Start by peeling the outer skin of the kohlrabi and trimming off the ends.

Dice the kohlrabi into 1" pieces, along with one large diced sweet Vidalia onion.
Spread the veggies on a parchment lined baking tray.
Drizzle with olive oil and sprinkle with kosher salt.

NOTE A:  I probably should have used two pans, but I really, really, really don't like washing dishes.
NOTE B:  Thanks to my 13-year old daughter, the hand model, who has very lovely hands and is currently obsessed with nail polish.

Roast the veggies at 400 degrees F. for 30 - 40 minutes until the kohlrabi is soft and edges are golden.

Bring out your friend, Mr. Vitamix.
Prove to your husband that it really was worth spending almost $400 on a blender because now you can go to the farmer's market and make soup.
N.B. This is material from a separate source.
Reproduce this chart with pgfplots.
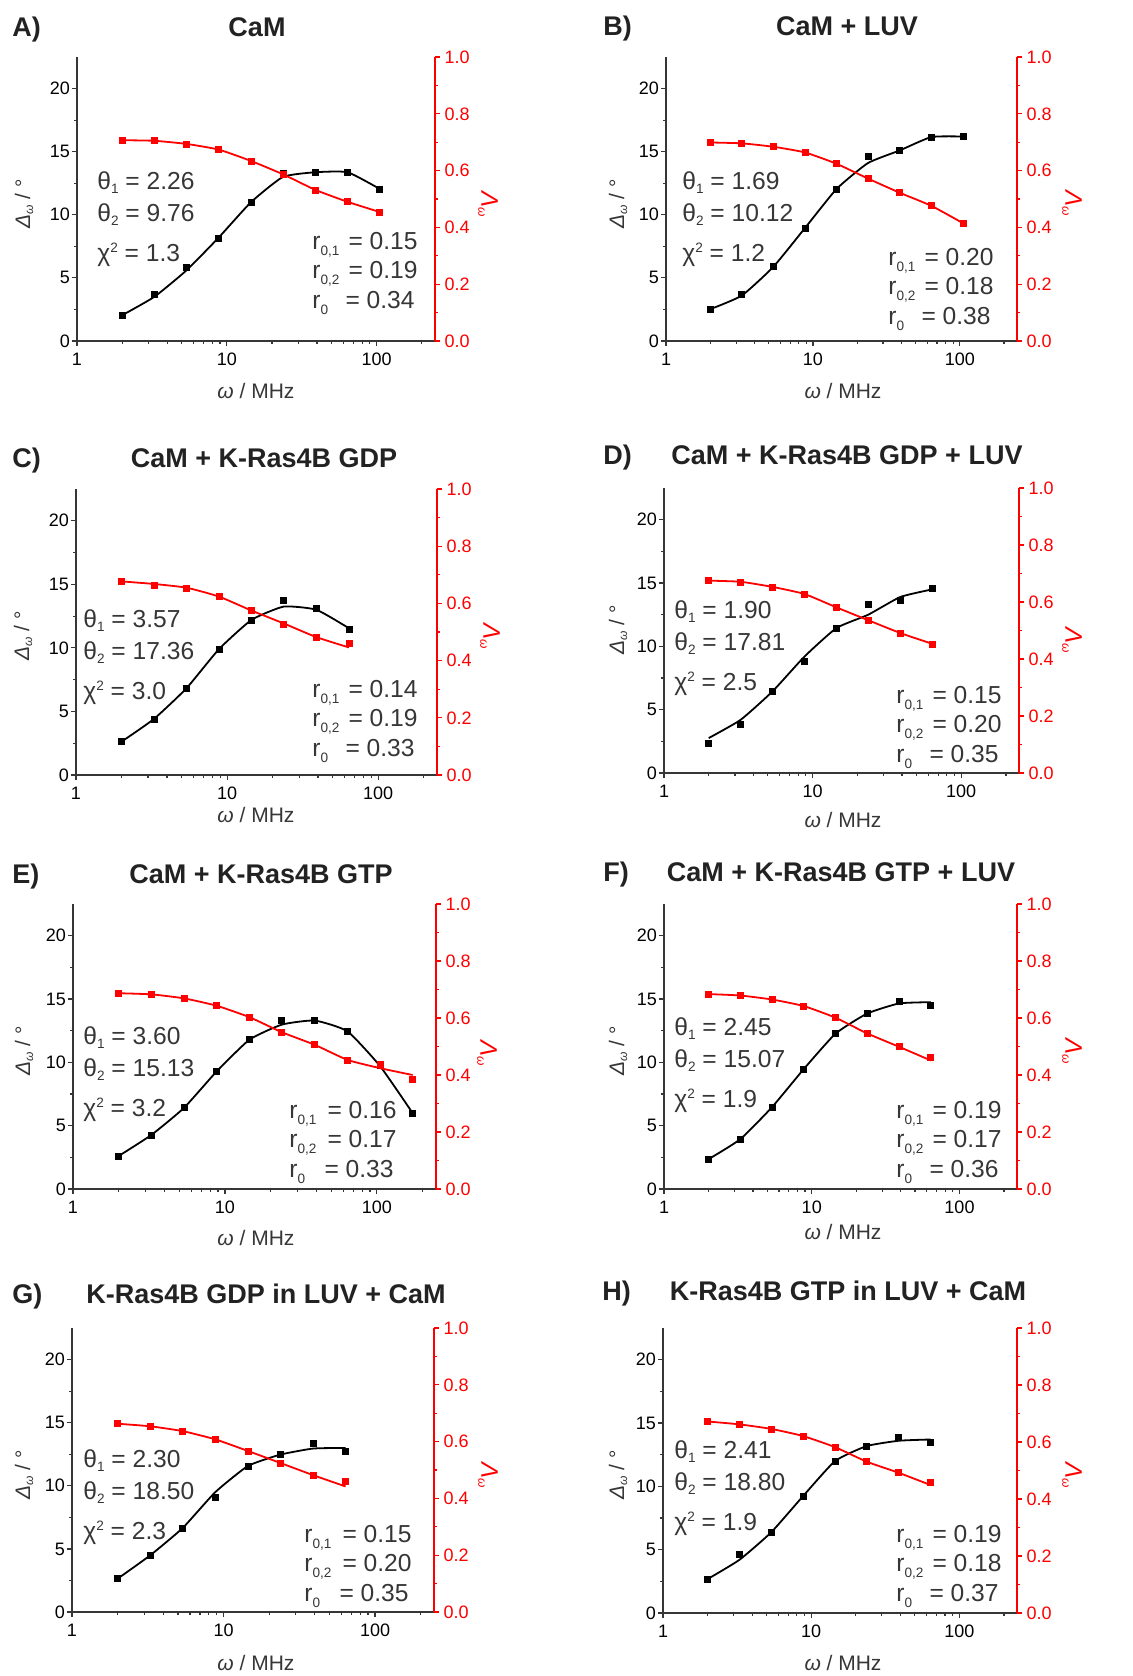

Blend the roasted veggies with 2 cups of chicken stock until it is creamy and lump free.  Pour the blender mixture into a larger pan and reheat, adding two more cups of chicken stock (1 quart in all.)

Add 1/4 cup of cream or buttermilk or coconut milk and adjust seasonings if needed.

 Ladle into bowls and garnish with more cream and green onion tops.

If you like the flavor of cream of asparagus soup or cream of broccoli soup or cream of cauliflower soup, you will LOVE the fresh and milder flavor of this one.

The ingredients are few and simple.
Just like good food should be.

Cream of Kohlrabi Soup
Serves 6

By Rachel @ Simple Girl


3 bulbs kohlrabi, peeled and cut into 1" cubes
1 large sweet Vidalia onion, peeled and cut into 1" cubes
olive oil
kosher salt
1 quart chicken stock
cream, buttermilk or coconut milk, optional


Preheat oven to 400 degrees. Place kohlrabi and onion on a parchment lined baking sheet.  Drizzle with  olive oil and sprinkle with kosher salt. Place in oven and roast for 30 - 40 minutes or until vegetables are tender and starting to brown.

Remove vegetables from oven and place in a high speed blender.  Add 2 cups chicken stock and blend until smooth and creamy.  Pour puree into a heavy stockpot and add 2 more cups of chicken stock.  Gently reheat.  Add cream if desired and adjust seasonings if needed.

Ladle into 6 bowls and garnish with a drizzle of cream and green onions.